Description of the task
Every line from the first one to the line containing "from matplotlib.legend_handler import" should be echoed exactly; leave out the rest.

Information supplied
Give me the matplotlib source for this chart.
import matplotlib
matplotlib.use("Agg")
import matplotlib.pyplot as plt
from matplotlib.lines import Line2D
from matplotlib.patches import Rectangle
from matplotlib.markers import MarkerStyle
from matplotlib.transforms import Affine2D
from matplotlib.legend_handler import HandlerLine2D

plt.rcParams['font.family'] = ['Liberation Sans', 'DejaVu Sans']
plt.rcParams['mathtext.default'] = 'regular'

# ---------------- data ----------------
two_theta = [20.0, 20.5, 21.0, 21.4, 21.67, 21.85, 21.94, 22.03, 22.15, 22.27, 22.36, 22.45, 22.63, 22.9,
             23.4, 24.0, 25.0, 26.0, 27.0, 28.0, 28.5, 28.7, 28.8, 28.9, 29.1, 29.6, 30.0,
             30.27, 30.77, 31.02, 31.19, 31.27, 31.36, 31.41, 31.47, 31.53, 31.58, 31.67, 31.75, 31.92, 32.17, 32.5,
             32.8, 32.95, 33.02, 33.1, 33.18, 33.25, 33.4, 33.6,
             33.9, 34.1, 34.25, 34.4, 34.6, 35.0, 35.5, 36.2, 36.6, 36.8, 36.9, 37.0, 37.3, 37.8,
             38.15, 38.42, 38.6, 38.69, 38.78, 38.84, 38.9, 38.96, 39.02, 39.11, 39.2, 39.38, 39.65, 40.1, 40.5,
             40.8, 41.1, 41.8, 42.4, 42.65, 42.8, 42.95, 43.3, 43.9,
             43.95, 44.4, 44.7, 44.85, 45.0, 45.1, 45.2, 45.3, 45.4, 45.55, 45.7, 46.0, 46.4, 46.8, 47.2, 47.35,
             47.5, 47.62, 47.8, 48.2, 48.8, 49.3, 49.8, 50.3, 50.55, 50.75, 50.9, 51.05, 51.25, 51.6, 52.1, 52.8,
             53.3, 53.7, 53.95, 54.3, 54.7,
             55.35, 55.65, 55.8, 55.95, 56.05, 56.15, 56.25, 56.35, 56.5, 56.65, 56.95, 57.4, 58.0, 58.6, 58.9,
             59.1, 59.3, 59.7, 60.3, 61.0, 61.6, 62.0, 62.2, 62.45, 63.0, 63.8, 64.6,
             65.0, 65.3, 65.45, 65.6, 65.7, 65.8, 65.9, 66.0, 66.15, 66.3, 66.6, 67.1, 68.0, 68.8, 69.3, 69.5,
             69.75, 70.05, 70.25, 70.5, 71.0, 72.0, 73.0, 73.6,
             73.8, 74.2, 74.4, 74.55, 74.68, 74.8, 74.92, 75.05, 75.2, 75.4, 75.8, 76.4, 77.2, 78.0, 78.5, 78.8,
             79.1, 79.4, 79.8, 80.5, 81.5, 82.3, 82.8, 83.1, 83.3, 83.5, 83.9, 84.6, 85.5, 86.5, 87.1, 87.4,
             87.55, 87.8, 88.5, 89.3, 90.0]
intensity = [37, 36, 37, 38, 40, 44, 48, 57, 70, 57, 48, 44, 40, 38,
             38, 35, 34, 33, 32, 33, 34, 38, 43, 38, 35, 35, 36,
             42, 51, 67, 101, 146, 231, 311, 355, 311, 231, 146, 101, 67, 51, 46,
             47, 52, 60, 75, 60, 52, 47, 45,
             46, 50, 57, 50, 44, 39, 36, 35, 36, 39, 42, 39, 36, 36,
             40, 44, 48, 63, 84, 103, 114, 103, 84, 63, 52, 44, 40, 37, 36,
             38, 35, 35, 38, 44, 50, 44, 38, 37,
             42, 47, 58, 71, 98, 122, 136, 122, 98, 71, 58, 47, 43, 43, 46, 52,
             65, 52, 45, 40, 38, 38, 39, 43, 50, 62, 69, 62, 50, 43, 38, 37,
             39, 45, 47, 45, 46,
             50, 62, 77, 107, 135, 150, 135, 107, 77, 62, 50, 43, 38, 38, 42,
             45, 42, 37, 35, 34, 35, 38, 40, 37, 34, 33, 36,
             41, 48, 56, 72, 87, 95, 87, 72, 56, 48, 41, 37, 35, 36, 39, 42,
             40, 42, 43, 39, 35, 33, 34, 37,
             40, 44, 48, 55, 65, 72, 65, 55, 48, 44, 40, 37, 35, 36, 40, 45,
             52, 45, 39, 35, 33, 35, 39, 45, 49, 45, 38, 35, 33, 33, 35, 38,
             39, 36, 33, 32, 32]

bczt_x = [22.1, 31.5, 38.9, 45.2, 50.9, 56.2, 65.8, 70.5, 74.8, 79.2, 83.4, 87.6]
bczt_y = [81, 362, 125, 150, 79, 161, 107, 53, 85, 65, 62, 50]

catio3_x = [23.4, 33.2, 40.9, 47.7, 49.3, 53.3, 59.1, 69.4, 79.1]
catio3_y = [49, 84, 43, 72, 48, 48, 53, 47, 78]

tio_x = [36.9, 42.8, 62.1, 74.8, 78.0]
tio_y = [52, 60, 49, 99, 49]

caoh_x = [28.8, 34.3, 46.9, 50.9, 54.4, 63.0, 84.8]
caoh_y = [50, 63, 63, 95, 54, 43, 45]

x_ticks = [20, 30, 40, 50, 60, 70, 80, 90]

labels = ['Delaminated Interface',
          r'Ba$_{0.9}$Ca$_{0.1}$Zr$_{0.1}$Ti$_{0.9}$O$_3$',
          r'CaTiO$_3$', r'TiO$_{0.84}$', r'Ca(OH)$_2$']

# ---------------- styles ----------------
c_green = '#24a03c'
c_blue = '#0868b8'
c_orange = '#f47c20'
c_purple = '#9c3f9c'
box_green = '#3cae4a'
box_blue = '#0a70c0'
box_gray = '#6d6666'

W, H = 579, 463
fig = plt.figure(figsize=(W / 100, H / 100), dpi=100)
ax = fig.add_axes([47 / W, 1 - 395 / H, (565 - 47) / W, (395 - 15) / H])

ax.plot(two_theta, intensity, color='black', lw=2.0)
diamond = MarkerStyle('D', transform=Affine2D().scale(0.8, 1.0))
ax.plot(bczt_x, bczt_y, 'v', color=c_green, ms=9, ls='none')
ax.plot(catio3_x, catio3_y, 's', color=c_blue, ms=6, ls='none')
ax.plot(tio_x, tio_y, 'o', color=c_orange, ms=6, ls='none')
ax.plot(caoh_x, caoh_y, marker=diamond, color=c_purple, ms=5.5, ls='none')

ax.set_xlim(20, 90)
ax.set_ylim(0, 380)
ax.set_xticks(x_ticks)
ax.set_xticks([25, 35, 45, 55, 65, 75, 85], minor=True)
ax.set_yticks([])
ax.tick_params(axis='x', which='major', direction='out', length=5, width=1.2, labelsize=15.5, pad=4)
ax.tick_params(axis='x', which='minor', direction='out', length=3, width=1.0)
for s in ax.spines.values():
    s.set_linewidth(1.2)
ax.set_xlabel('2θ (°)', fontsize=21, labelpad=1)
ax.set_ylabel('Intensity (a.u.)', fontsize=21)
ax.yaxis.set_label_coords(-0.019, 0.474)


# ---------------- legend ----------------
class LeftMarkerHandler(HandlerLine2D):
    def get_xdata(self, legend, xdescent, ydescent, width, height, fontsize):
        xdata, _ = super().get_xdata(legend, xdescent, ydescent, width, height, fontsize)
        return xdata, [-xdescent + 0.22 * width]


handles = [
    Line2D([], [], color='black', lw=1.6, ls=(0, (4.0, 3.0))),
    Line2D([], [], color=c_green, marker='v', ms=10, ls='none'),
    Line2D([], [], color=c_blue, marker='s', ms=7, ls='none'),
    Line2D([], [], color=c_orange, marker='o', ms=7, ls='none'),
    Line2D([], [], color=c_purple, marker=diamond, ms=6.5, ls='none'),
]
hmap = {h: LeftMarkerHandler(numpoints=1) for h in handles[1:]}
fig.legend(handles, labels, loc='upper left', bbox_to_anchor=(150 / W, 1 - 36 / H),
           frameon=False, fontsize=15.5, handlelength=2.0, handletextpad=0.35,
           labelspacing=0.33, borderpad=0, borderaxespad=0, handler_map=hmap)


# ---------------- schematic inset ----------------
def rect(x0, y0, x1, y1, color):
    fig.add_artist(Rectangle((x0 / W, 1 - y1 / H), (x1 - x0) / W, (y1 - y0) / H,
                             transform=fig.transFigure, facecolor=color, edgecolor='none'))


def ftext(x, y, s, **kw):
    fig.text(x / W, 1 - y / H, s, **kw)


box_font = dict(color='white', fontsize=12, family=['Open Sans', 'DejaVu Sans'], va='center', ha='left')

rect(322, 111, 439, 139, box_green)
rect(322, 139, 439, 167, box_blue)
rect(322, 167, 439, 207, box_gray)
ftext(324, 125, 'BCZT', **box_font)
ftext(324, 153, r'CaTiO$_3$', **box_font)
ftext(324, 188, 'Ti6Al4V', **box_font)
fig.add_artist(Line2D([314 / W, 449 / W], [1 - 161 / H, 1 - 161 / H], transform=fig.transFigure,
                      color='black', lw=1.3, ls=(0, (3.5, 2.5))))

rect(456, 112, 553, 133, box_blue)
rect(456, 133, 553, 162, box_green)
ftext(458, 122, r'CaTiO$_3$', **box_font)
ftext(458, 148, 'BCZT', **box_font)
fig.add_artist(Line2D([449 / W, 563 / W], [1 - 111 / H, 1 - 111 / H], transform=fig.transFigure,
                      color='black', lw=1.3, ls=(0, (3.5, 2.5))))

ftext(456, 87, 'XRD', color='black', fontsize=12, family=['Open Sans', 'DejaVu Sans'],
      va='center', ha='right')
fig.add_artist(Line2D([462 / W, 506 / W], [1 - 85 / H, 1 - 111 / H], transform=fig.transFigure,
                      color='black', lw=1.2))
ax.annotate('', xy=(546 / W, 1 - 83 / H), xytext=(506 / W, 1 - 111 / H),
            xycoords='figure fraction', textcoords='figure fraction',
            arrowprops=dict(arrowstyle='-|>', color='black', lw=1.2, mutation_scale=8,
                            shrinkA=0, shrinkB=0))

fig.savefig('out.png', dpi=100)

Solution for this exercise
Give me the matplotlib source for this chart.
import matplotlib
matplotlib.use("Agg")
import matplotlib.pyplot as plt
from matplotlib.lines import Line2D
from matplotlib.patches import Rectangle
from matplotlib.markers import MarkerStyle
from matplotlib.transforms import Affine2D
from matplotlib.legend_handler import HandlerLine2D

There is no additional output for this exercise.